On January 9, 2012, Father filed his motion for temporary orders, seeking the exclusive right to determine M.C.’s primary residence, complaining that Mother and L.B. were denying his visitation with M.C. A hearing was held on March 22, 2012. The trial court granted Father’s motion and appointed Father M.C.’s temporary sole managing conservator with the exclusive right to designate her primary residence. Mother and L.B. then filed a petition for writ of mandamus and motion for emergency relief.[2]
Standard of Review
Mandamus relief is proper only to correct a clear abuse of discretion when there is no adequate remedy by appeal. In re Columbia Med. Ctr. of Las Colinas, 290 S.W.3d 204, 207 (Tex. 2009) (orig. proceeding). A trial court clearly abuses its discretion when it reaches a decision so arbitrary and unreasonable as to amount to a clear and prejudicial error of law or if it clearly fails to correctly analyze or apply the law. In re Olshan Found. Repair Co., 328 S.W.3d 883, 888 (Tex. 2010) (orig. proceeding); Walker v. Packer, 827 S.W.2d 833, 839 (Tex. 1992) (orig. proceeding). With respect to the resolution of factual issues or matters committed to the trial court’s discretion, we may not substitute our judgment for that of the trial court unless the relator establishes that the trial court could reasonably have reached only one decision and that the trial court’s decision is arbitrary and unreasonable. In re Sanders, 153 S.W.3d 54, 56 (Tex. 2004) (orig. proceeding); Walker, 827 S.W.2d at 839–40. In other words, we give deference to a trial court’s factual determinations that are supported by evidence, but we review the trial court’s legal determinations de novo.

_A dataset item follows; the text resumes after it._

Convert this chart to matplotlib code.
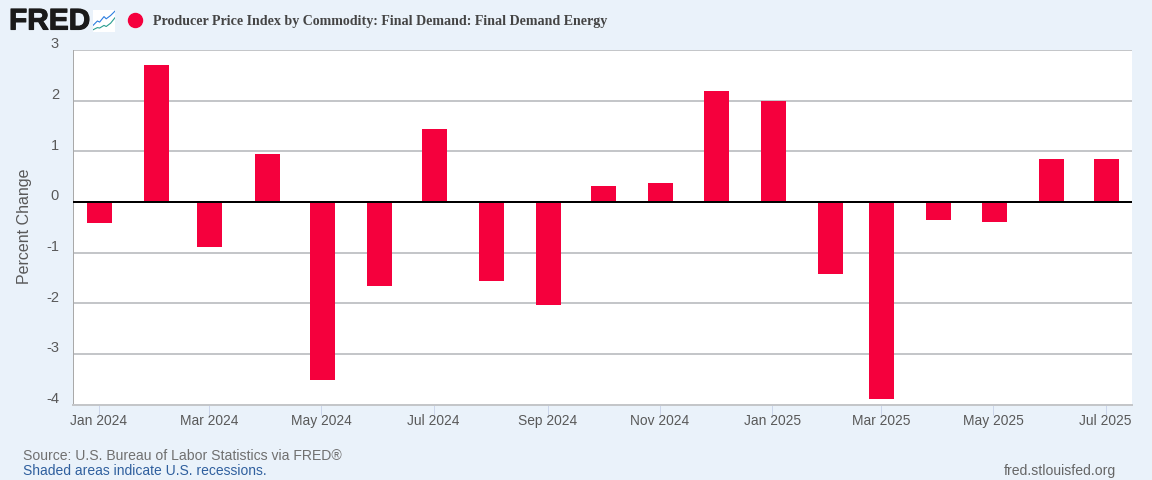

In re Labatt Food Serv., L.P., 279 S.W.3d 640, 643 (Tex. 2009) (orig. proceeding). Because a trial court’s temporary orders are not appealable, mandamus is an appropriate means to challenge them. See In re Derzapf, 219 S.W.3d 327, 334–35 (Tex. 2007) (orig. proceeding); In re Russell, 321 S.W.3d 846, 853 (Tex. App.––Fort Worth 2010, orig. proceeding [mand. denied]).
Applicable Law
Section 156.006 of the family code provides that
(b) While a suit for modification is pending, the court may not render a temporary order that has the effect of changing the designation of the person who has the exclusive right to designate the primary residence of the child under the final order unless the temporary order is in the best interest of the child and:
(1) the order is necessary because the child’s present circumstances would significantly impair the child’s physical health or emotional development;
(2) the person designated in the final order has voluntarily relinquished the primary care and possession of the child for more than six months; or
(3) the child is 12 years of age or older and has expressed to the court in chambers as provided by Section 153.009 the name of the person who is the child’s preference to have the exclusive right to designate the primary residence of the child.
Tex. Fam. Code Ann. § 156.006(b). The only exception applicable in this case is whether “the order is necessary because the child’s present circumstances would significantly impair the child’s physical health or emotional development.” Id. § 156.006(b)(1).